Netanyahu Tegaskan Israel akan Tetap Berada di Dataran Golan Suriah

Aneksasi Israel atas zona penyangga Golan Suriah dikecam

ANTARA FOTO/Sulthony Hasanuddin
Aktivis membakar kertas bergambar Perdana Menteri Israel Benjamin Netanyahu saat aksi bela Palestina di Kota Tangerang, Banten, Jumat (6/12/2024). Aliansi Gerakan Solidaritas Masyarakat Tangerang bersama Jurnalis Peduli Palestina dalam aksi tersebut menuntut agar Perdana Menteri Israel Benjamin Netanyahu ditangkap dan diadili oleh Mahkamah Pidana Internasional (ICC) atas kejahatan genosida yang dilakukan Israel terhadap Palestina.
Red: Nashih Nashrullah

REPUBLIKA.CO.ID, TEHERAN- Perdana Menteri Israel Benjamin Netanyahu mengatakan bahwa pasukan rezim akan tetap ditempatkan di wilayah yang disebut sebagai “zona penyangga” di dalam Dataran Tinggi Golan Suriah yang diduduki, yang disita setelah jatuhnya Presiden Bashar al-Assad, hingga ditemukan pengaturan lain yang akan “menjamin keamanan rezim perampas.”
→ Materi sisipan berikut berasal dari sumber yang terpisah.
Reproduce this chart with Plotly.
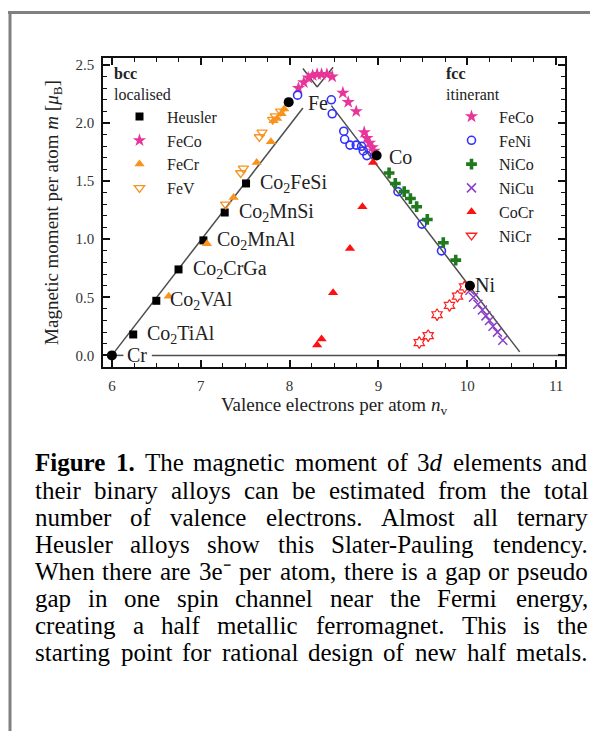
import re
import plotly.graph_objects as go

# ---- data ----
heusler_names = ["Co<sub>2</sub>TiAl", "Co<sub>2</sub>VAl", "Co<sub>2</sub>CrGa",
                 "Co<sub>2</sub>MnAl", "Co<sub>2</sub>MnSi", "Co<sub>2</sub>FeSi"]
heusler_x = [6.24, 6.50, 6.75, 7.03, 7.27, 7.51]
heusler_y = [0.18, 0.47, 0.74, 0.99, 1.23, 1.48]

elem_names = ["Cr", "Fe", "Co", "Ni"]
elem_x = [6.00, 7.99, 8.98, 10.03]
elem_y = [0.00, 2.18, 1.72, 0.60]

feco_bcc_x = [8.10, 8.16, 8.21, 8.26, 8.31, 8.36, 8.42, 8.48, 8.60, 8.66, 8.75]
feco_bcc_y = [2.30, 2.35, 2.39, 2.41, 2.42, 2.42, 2.42, 2.40, 2.26, 2.18, 2.10]
fecr_x = [6.64, 7.07, 7.37, 7.63, 7.79, 7.82, 7.86, 7.91, 7.94]
fecr_y = [0.51, 0.96, 1.36, 1.66, 1.84, 2.02, 2.04, 2.08, 2.12]
fev_x = [7.28, 7.45, 7.48, 7.66, 7.69, 7.81, 7.84, 7.90]
fev_y = [1.30, 1.57, 1.61, 1.88, 1.92, 2.03, 2.06, 2.10]

feco_fcc_x = [8.84, 8.87, 8.90, 8.93, 8.95]
feco_fcc_y = [1.92, 1.87, 1.83, 1.79, 1.76]
feni_x = [8.09, 8.47, 8.48, 8.61, 8.62, 8.68, 8.75, 8.81, 8.83, 8.87, 9.22, 9.49, 9.71]
feni_y = [2.24, 2.20, 2.08, 1.93, 1.86, 1.81, 1.81, 1.80, 1.76, 1.72, 1.41, 1.13, 0.90]
nico_x = [9.12, 9.19, 9.29, 9.36, 9.43, 9.55, 9.73, 9.87]
nico_y = [1.57, 1.48, 1.41, 1.35, 1.28, 1.17, 0.97, 0.82]
nicu_x = [10.03, 10.07, 10.12, 10.17, 10.21, 10.25, 10.29, 10.34, 10.40]
nicu_y = [0.56, 0.50, 0.44, 0.39, 0.34, 0.30, 0.25, 0.20, 0.13]
cocr_x = [8.31, 8.36, 8.49, 8.68, 8.82, 8.94]
cocr_y = [0.09, 0.14, 0.54, 0.92, 1.28, 1.66]
nicr_x = [9.46, 9.56, 9.66, 9.80, 9.89, 9.97]
nicr_y = [0.11, 0.17, 0.35, 0.43, 0.51, 0.59]

# Slater-Pauling guide lines (gaps where the Fe / Cr labels sit)
sp_bcc_x = [6.00, 8.15, None, 8.31, 8.49]
sp_bcc_y = [0.00, 2.13, None, 2.31, 2.48]
sp_fcc_x = [8.15, 8.31, None, 8.47, 10.59]
sp_fcc_y = [2.47, 2.31, None, 2.15, 0.03]
base_x = [6.00, 6.13, None, 6.45, 11.10]
base_y = [0, 0, None, 0, 0]

caption_lines = [
    "<b>Figure</b> <b>1.</b> The magnetic moment of 3<i>d</i> elements and",
    "their binary alloys can be estimated from the total",
    "number of valence electrons. Almost all ternary",
    "Heusler alloys show this Slater-Pauling tendency.",
    "When there are 3e\u207b per atom, there is a gap or pseudo",
    "gap in one spin channel near the Fermi energy,",
    "creating a half metallic ferromagnet. This is the",
    "starting point for rational design of new half metals.",
]

SERIF = "Liberation Serif"
PAGE_OFF = 8                      # body margin of the page around the plot div
W, H = 598 - PAGE_OFF, 731 - PAGE_OFF
# plot area in page pixels
PL, PR, PT, PB = 103, 565, 58, 367
ML, MR, MT, MB = PL - PAGE_OFF, W - (PR - PAGE_OFF), PT - PAGE_OFF, H - (PB - PAGE_OFF)


def px2x(px):
    return (px - PL) / (PR - PL)


def py2y(py):
    return (PB - py) / (PB - PT)


fig = go.Figure()

line_style = dict(color="#4d4d4d", width=1.5)
for lx, ly in [(sp_bcc_x, sp_bcc_y), (sp_fcc_x, sp_fcc_y), (base_x, base_y)]:
    fig.add_trace(go.Scatter(x=lx, y=ly, mode="lines", line=line_style,
                             showlegend=False, hoverinfo="skip"))

# bcc / localised
fig.add_trace(go.Scatter(x=heusler_x, y=heusler_y, mode="markers", name="Heusler",
                         marker=dict(symbol="square", size=8, color="black"), legend="legend"))
fig.add_trace(go.Scatter(x=feco_bcc_x, y=feco_bcc_y, mode="markers", name="FeCo",
                         marker=dict(symbol="star", size=10, color="#e8359a"), legend="legend"))
fig.add_trace(go.Scatter(x=fecr_x, y=fecr_y, mode="markers", name="FeCr",
                         marker=dict(symbol="triangle-up", size=9, color="#f7931e"), legend="legend"))
fig.add_trace(go.Scatter(x=fev_x, y=fev_y, mode="markers", name="FeV",
                         marker=dict(symbol="triangle-down-open", size=9, color="#f7931e",
                                     line=dict(width=1.3)), legend="legend"))

# fcc / itinerant
fig.add_trace(go.Scatter(x=feco_fcc_x, y=feco_fcc_y, mode="markers", name="FeCo",
                         marker=dict(symbol="star", size=10, color="#e8359a"), legend="legend2"))
fig.add_trace(go.Scatter(x=feni_x, y=feni_y, mode="markers", name="FeNi",
                         marker=dict(symbol="circle-open", size=8, color="#3030ff",
                                     line=dict(width=1.6)), legend="legend2"))
fig.add_trace(go.Scatter(x=nico_x, y=nico_y, mode="markers", name="NiCo",
                         marker=dict(symbol="cross", size=9, color="#1f7a1f"), legend="legend2"))
fig.add_trace(go.Scatter(x=nicu_x, y=nicu_y, mode="markers", name="NiCu",
                         marker=dict(symbol="x-thin", size=9, color="#8a3fc7",
                                     line=dict(width=1.5, color="#8a3fc7")), legend="legend2"))
fig.add_trace(go.Scatter(x=cocr_x, y=cocr_y, mode="markers", name="CoCr",
                         marker=dict(symbol="triangle-up", size=9, color="#ff1010"), legend="legend2"))
fig.add_trace(go.Scatter(x=nicr_x, y=nicr_y, mode="markers", name="NiCr", showlegend=False,
                         marker=dict(symbol="hexagram-open", size=9, color="#ff2020",
                                     line=dict(width=1.2))))
fig.add_trace(go.Scatter(x=[None], y=[None], mode="markers", name="NiCr",
                         marker=dict(symbol="triangle-down-open", size=9, color="#ff2020",
                                     line=dict(width=1.3)), legend="legend2"))

# pure elements
fig.add_trace(go.Scatter(x=elem_x, y=elem_y, mode="markers", showlegend=False,
                         marker=dict(symbol="circle", size=10, color="black")))

annotations = []
lab_font = dict(family=SERIF, size=20, color="#222")
for name, hx, hy in zip(heusler_names, heusler_x, heusler_y):
    annotations.append(dict(x=hx, y=hy, text=name, showarrow=False, xanchor="left",
                            yanchor="middle", xshift=12, font=lab_font))
elem_pos = {"Cr": (6.15, 0.0), "Fe": (8.19, 2.17), "Co": (9.10, 1.71), "Ni": (10.07, 0.61)}
for name in elem_names:
    ex, ey = elem_pos[name]
    annotations.append(dict(x=ex, y=ey, text=name, showarrow=False, xanchor="left",
                            yanchor="middle", font=lab_font))

# caption, justified word by word using Times metrics
W_REG = dict(zip("abcdefghijklmnopqrstuvwxyz",
                 [444, 500, 444, 500, 444, 333, 500, 500, 278, 278, 500, 278, 778,
                  500, 500, 500, 500, 333, 389, 278, 500, 500, 722, 500, 500, 444]))
W_REG.update(zip("ABCDEFGHIJKLMNOPQRSTUVWXYZ",
                 [722, 667, 667, 722, 611, 556, 722, 722, 333, 389, 722, 611, 889,
                  722, 722, 556, 722, 667, 556, 611, 722, 722, 944, 722, 722, 611]))
W_REG.update({c: 500 for c in "0123456789"})
W_REG.update({".": 250, ",": 250, "-": 333, "\u207b": 400})
W_BOLD = {"F": 611, "i": 278, "g": 500, "u": 556, "r": 444, "e": 444, "1": 500, ".": 250}


def word_width(word, size):
    total, bold = 0, False
    for tok in re.split(r"(<[^>]+>)", word):
        if tok.startswith("<"):
            if tok.strip("</>") == "b":
                bold = not tok.startswith("</")
            continue
        for ch in tok:
            total += (W_BOLD if bold else W_REG).get(ch, 500)
    return total * size / 1000


CAP_L, CAP_R, CAP_Y0, CAP_DY, CAP_SIZE = 35, 588, 463, 27, 25
cap_font = dict(family=SERIF, size=CAP_SIZE, color="black")
for i, line in enumerate(caption_lines):
    words = line.split(" ")
    widths = [word_width(w, CAP_SIZE) for w in words]
    gap = (CAP_R - CAP_L - sum(widths)) / (len(words) - 1)
    xpos = CAP_L
    for k, (w, wd) in enumerate(zip(words, widths)):
        if k == 0:
            ax, anchor = xpos, "left"
        elif k == len(words) - 1:
            ax, anchor = CAP_R, "right"
        else:
            ax, anchor = xpos + wd / 2, "center"
        annotations.append(dict(x=px2x(ax), y=py2y(CAP_Y0 + i * CAP_DY), xref="paper", yref="paper",
                                text=w, showarrow=False, xanchor=anchor, yanchor="middle",
                                borderpad=0, borderwidth=0, font=cap_font))
        xpos += wd + gap

# grey page frame (top and left)
shapes = [
    dict(type="line", xref="paper", yref="paper", x0=px2x(8), x1=px2x(605), y0=py2y(12.5), y1=py2y(12.5),
         line=dict(color="#808080", width=3)),
    dict(type="line", xref="paper", yref="paper", x0=px2x(10), x1=px2x(10), y0=py2y(11), y1=py2y(740),
         line=dict(color="#808080", width=3)),
]

axis_common = dict(showline=True, linecolor="#111", linewidth=1.5, mirror="allticks",
                   ticks="inside", ticklen=7, tickwidth=1.5, tickcolor="#111",
                   showgrid=False, zeroline=False, automargin=False,
                   tickfont=dict(family=SERIF, size=15, color="#333"))

leg_font = dict(family=SERIF, size=16, color="#222")
fig.update_layout(
    template="none",
    width=W, height=H,
    margin=dict(l=ML, r=MR, t=MT, b=MB),
    paper_bgcolor="white", plot_bgcolor="white",
    xaxis=dict(range=[5.9, 11.1], dtick=1, tick0=6, ticklabelstandoff=4,
               minor=dict(dtick=0.25, ticks="inside", ticklen=4, tickwidth=1.2, tickcolor="#111"),
               title=dict(text="Valence electrons per atom <i>n</i><sub>v</sub>", standoff=4,
                          font=dict(family=SERIF, size=19, color="#222")),
               **axis_common),
    yaxis=dict(range=[-0.1, 2.56], dtick=0.5, tick0=0, tickformat=".1f", ticklabelstandoff=4,
               minor=dict(dtick=0.1, ticks="inside", ticklen=4, tickwidth=1.2, tickcolor="#111"),
               title=dict(text="Magnetic moment per atom <i>m</i> [<i>μ</i><sub>B</sub>]", standoff=12,
                          font=dict(family=SERIF, size=19, color="#222")),
               **axis_common),
    legend=dict(x=px2x(112), y=py2y(58), xanchor="left", yanchor="top", bgcolor="rgba(0,0,0,0)",
                itemwidth=45, font=leg_font,
                title=dict(text="<b>bcc</b><br>localised", font=leg_font)),
    legend2=dict(x=px2x(444), y=py2y(58), xanchor="left", yanchor="top", bgcolor="rgba(0,0,0,0)",
                 itemwidth=45, font=leg_font,
                 title=dict(text="<b>fcc</b><br>itinerant", font=leg_font)),
    annotations=annotations,
    shapes=shapes,
)

fig.write_html("out.html")
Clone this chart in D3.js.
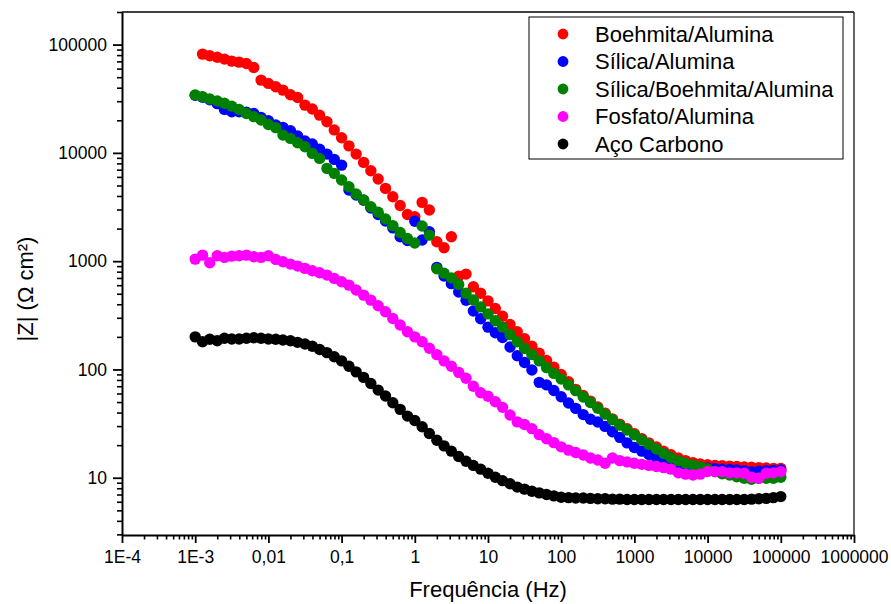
<!DOCTYPE html>
<html>
<head>
<meta charset="utf-8">
<script src="https://cdn.jsdelivr.net/npm/d3@7"></script>
<style>
  body { margin: 0; background: #fff; }
  svg text { font-family: "Liberation Sans", Arial, sans-serif; fill: #000; }
</style>
</head>
<body>
<svg id="chart" width="891" height="604"></svg>
<script>
// measurement frequencies (Hz), 10 points per decade
const freqHz = [
  0.001, 0.00126, 0.00158, 0.002, 0.00251, 0.00316, 0.00398, 0.00501, 0.00631, 0.00794,
  0.01, 0.0126, 0.0158, 0.02, 0.0251, 0.0316, 0.0398, 0.0501, 0.0631, 0.0794,
  0.1, 0.126, 0.158, 0.2, 0.251, 0.316, 0.398, 0.501, 0.631, 0.794,
  1, 1.26, 1.58, 2, 2.51, 3.16, 3.98, 5.01, 6.31, 7.94,
  10, 12.6, 15.8, 20, 25.1, 31.6, 39.8, 50.1, 63.1, 79.4,
  100, 126, 158, 200, 251, 316, 398, 501, 631, 794,
  1000, 1260, 1580, 2000, 2510, 3160, 3980, 5010, 6310, 7940,
  10000, 12600, 15800, 20000, 25100, 31600, 39800, 50100, 63100, 79400,
  100000
];

// |Z| in ohm cm2, one value per frequency (null = no point)
const boehmitaAlumina = [
  null, 81700, 78900, 76300, 73500, 70400, 68900, 66900, 61500, 47000,
  43800, 40800, 38000, 34400, 32500, 27600, 25400, 22300, 19400, 16300,
  13800, 11600, 9750, 8170, 6840, 5730, 4700, 3940, 3270, 2700,
  2570, 3490, 2970, 1510, 1330, 1680, 728, 760, 580, 506,
  430, 365, 310, 260, 223, 192, 164, 141, 121, 105,
  90, 77, 65.5, 57.5, 51, 45, 39.5, 35, 31.3, 28.3,
  25.5, 23, 21, 19.2, 17.6, 16.3, 15.2, 14.4, 13.8, 13.4,
  13.2, 13.0, 12.9, 12.8, 12.7, 12.6, 12.5, 12.4, 12.3, 12.2,
  12.2
];

const silicaAlumina = [
  34000, 32600, 31000, 28500, 25200, 24000, 24000, 23700, 23100, 21200,
  19800, 18100, 17200, 16000, 14300, 12900, 12100, 10800, 9750, 8710,
  7710, 4540, 4080, 3660, 3100, 2700, 2350, 2030, 1680, 1550,
  2340, 1570, 1870, 876, 730, 620, 520, 435, 347, 294,
  246, 218, 197, 161, 134, 116, 99, 76, 72, 64,
  56, 49, 43.7, 38.3, 34.7, 32.7, 29.8, 26.6, 23.6, 21,
  19, 17.6, 16.4, 15.4, 14.6, 14.0, 13.5, 13.1, 12.8, 12.5,
  12.3, 12.1, 12.0, 11.9, 11.8, 11.6, 11.4, 11.5, 11.6, 11.7,
  11.8
];

const silicaBoehmitaAlumina = [
  34200, 33000, 31400, 30100, 28700, 27000, 25200, 23100, 21600, 20100,
  18300, 17100, 14600, 13600, 12400, 11400, 9890, 8890, 7190, 6470,
  5610, 4870, 4170, 3670, 3180, 2830, 2450, 2130, 1840, 1620,
  1470, 2110, 1740, 850, 775, 700, 610, 505, 438, 378,
  326, 282, 246, 210, 180, 156, 137, 120, 104, 92,
  81.6, 72, 63.8, 55.7, 49.5, 43.9, 38.7, 34.3, 30.6, 27.6,
  24.9, 22.3, 20.3, 18.4, 16.8, 15.3, 14.4, 13.6, 13.1, 12.6,
  12.1, 11.4, 10.9, 10.6, 10.2, 9.9, 9.7, 9.9, 9.9, 9.9,
  10.1
];

const fosfatoAlumina = [
  1045, 1137, 968, 1122, 1084, 1114, 1122, 1137, 1099, 1084,
  1122, 1038, 988, 940, 901, 858, 816, 782, 744, 693,
  646, 601, 541, 486, 437, 388, 341, 296, 257, 223,
  200, 180, 157, 137, 120, 107, 94, 83, 70, 61,
  56.5, 50.4, 44.7, 38, 32.8, 31, 28.4, 25, 22.9, 21.1,
  19.3, 18, 17.1, 16.2, 15.2, 14.6, 13.6, 15.2, 14.4, 14.0,
  13.6, 13.3, 13.0, 12.7, 12.4, 12.0, 11.1, 10.8, 10.6, 10.8,
  11.4, 11.4, 11.4, 11.1, 11.1, 11.0, 10.1, 9.9, 11.0, 11.1,
  11.4
];

const acoCarbono = [
  200, 180, 190, 184, 194, 191, 191, 194, 196, 194,
  191, 190, 187, 184, 178, 172, 164, 153, 143, 131,
  120, 107, 95, 84.5, 74.3, 64.5, 56.8, 49.3, 42.8, 37.1,
  33.8, 29.6, 25.6, 22.2, 19.7, 17.6, 15.7, 14.2, 13.0, 12.0,
  11.0, 10.1, 9.4, 8.8, 8.2, 7.85, 7.5, 7.25, 7.0, 6.8,
  6.6, 6.55, 6.5, 6.5, 6.45, 6.4, 6.4, 6.35, 6.35, 6.3,
  6.3, 6.3, 6.3, 6.3, 6.3, 6.3, 6.3, 6.3, 6.3, 6.3,
  6.3, 6.3, 6.3, 6.3, 6.3, 6.3, 6.35, 6.4, 6.45, 6.55,
  6.7
];

const seriesNames = ["Boehmita/Alumina", "Sílica/Alumina", "Sílica/Boehmita/Alumina", "Fosfato/Alumina", "Aço Carbono"];
const seriesValues = [boehmitaAlumina, silicaAlumina, silicaBoehmitaAlumina, fosfatoAlumina, acoCarbono];
const seriesColors = ["#ff0000", "#0000ff", "#008000", "#ff00ff", "#000000"];

const xTickValues = [1e-4, 1e-3, 1e-2, 1e-1, 1, 10, 100, 1000, 10000, 100000, 1000000];
const xTickLabels = ["1E-4", "1E-3", "0,01", "0,1", "1", "10", "100", "1000", "10000", "100000", "1000000"];
const yTickValues = [10, 100, 1000, 10000, 100000];
const yTickLabels = ["10", "100", "1000", "10000", "100000"];

const width = 891, height = 604;
const margin = { top: 12, right: 37, bottom: 69, left: 122 };
const plotRight = width - margin.right;
const plotBottom = height - margin.bottom;

const svg = d3.select("#chart");

const xScale = d3.scaleLog()
  .domain([1e-4, 1e6])
  .range([margin.left, plotRight]);

const yScale = d3.scaleLog()
  .domain([2.96, 2.0e5])
  .range([plotBottom, margin.top]);

// minor ticks 2..9 of every decade
function minorTicks(lo, hi) {
  const out = [];
  for (let e = lo; e < hi; e++) {
    for (let m = 2; m <= 9; m++) {
      out.push(m * Math.pow(10, e));
    }
  }
  return out;
}
const xMinor = minorTicks(-4, 6);
const yMinor = minorTicks(0, 6).filter(v => v >= 3 && v <= 2.0e5);

const tickFont = 17.5;
const markerR = 5.7;

// bottom axis
svg.append("g")
  .attr("transform", "translate(0," + plotBottom + ")")
  .call(d3.axisBottom(xScale).tickValues(xMinor).tickSize(4.5).tickFormat(""))
  .call(g => g.select(".domain").remove())
  .selectAll("line").attr("stroke-width", 1.6);

const xAxisG = svg.append("g")
  .attr("transform", "translate(0," + plotBottom + ")")
  .call(d3.axisBottom(xScale)
    .tickValues(xTickValues)
    .tickFormat((d, i) => xTickLabels[i])
    .tickSize(8)
    .tickSizeOuter(0)
    .tickPadding(8));
xAxisG.select(".domain").attr("stroke-width", 2);
xAxisG.selectAll("line").attr("stroke-width", 1.8);
xAxisG.selectAll("text")
  .attr("font-size", tickFont)
  .style("font-family", '"Liberation Sans", Arial, sans-serif');

// left axis
svg.append("g")
  .attr("transform", "translate(" + margin.left + ",0)")
  .call(d3.axisLeft(yScale).tickValues(yMinor).tickSize(5).tickFormat(""))
  .call(g => g.select(".domain").remove())
  .selectAll("line").attr("stroke-width", 1.6);

const yAxisG = svg.append("g")
  .attr("transform", "translate(" + margin.left + ",0)")
  .call(d3.axisLeft(yScale)
    .tickValues(yTickValues)
    .tickFormat((d, i) => yTickLabels[i])
    .tickSize(9)
    .tickSizeOuter(0)
    .tickPadding(6));
yAxisG.select(".domain").attr("stroke-width", 2);
yAxisG.selectAll("line").attr("stroke-width", 1.8);
yAxisG.selectAll("text")
  .attr("font-size", tickFont)
  .style("font-family", '"Liberation Sans", Arial, sans-serif');

// top and right frame
svg.append("line")
  .attr("x1", margin.left).attr("x2", plotRight)
  .attr("y1", margin.top).attr("y2", margin.top)
  .attr("stroke", "#000").attr("stroke-width", 1.5);
svg.append("line")
  .attr("x1", plotRight).attr("x2", plotRight)
  .attr("y1", margin.top).attr("y2", plotBottom)
  .attr("stroke", "#333").attr("stroke-width", 1.5);

// axis titles
svg.append("text")
  .attr("x", (margin.left + plotRight) / 2)
  .attr("y", 597)
  .attr("text-anchor", "middle")
  .attr("font-size", 22)
  .text("Frequência (Hz)");

svg.append("text")
  .attr("transform", "translate(33,289) rotate(-90)")
  .attr("text-anchor", "middle")
  .attr("font-size", 22)
  .text("|Z| (Ω cm²)");

// scatter series, drawn in legend order
const points = svg.append("g").attr("class", "points");
seriesValues.forEach((vals, s) => {
  const data = freqHz
    .map((f, i) => ({ f: f, z: vals[i] }))
    .filter(d => d.z != null);
  points.append("g")
    .attr("fill", seriesColors[s])
    .selectAll("circle")
    .data(data)
    .enter()
    .append("circle")
    .attr("cx", d => xScale(d.f))
    .attr("cy", d => yScale(d.z))
    .attr("r", markerR);
});

// legend
const legend = svg.append("g").attr("class", "legend");
legend.append("rect")
  .attr("x", 529).attr("y", 17)
  .attr("width", 314).attr("height", 142)
  .attr("fill", "#fff")
  .attr("stroke", "#000")
  .attr("stroke-width", 1);

legend.selectAll(".legend-dot")
  .data(seriesNames)
  .enter()
  .append("circle")
  .attr("class", "legend-dot")
  .attr("cx", 563)
  .attr("cy", (d, i) => 34 + i * 27.5)
  .attr("r", 5.4)
  .attr("fill", (d, i) => seriesColors[i]);

legend.selectAll(".legend-label")
  .data(seriesNames)
  .enter()
  .append("text")
  .attr("class", "legend-label")
  .attr("x", 595)
  .attr("y", (d, i) => 34 + i * 27.5)
  .attr("dy", "0.36em")
  .attr("font-size", 22)
  .text(d => d);
</script>
</body>
</html>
Netanyahu membuat komentar tersebut pada hari Selasa (17/12/2024), dilansir Mehrnews, dari puncak Gunung Hermon, yang dikenal sebagai Jabal al-Syaikh dalam bahasa Arab, puncak tertinggi di daerah tersebut dalam Suriah, sekitar 10 kilometer (6 mil) dari perbatasan dengan Dataran Tinggi Golan yang strategis.

Dia didampingi oleh Menteri Urusan Militer Israel, Israel Katz, Kepala Staf Letnan Jenderal Herzi Halevi, Kepala Dinas Keamanan Internal Shin Bet, Ronen Bat, dan Panglima Komando Utara Mayor Jenderal Uri Gordin.

Netanyahu menegaskan bahwa Israel akan tetap berada di wilayah tersebut “sampai ada kesepakatan lain yang menjamin keamanan Israel.”

Perdana Menteri mengatakan bahwa ia pernah berada di puncak gunung yang sama 53 tahun yang lalu sebagai seorang tentara, tetapi pentingnya KTT ini bagi keamanan rezim Tel Aviv semakin meningkat setelah kejadian-kejadian yang terjadi baru-baru ini.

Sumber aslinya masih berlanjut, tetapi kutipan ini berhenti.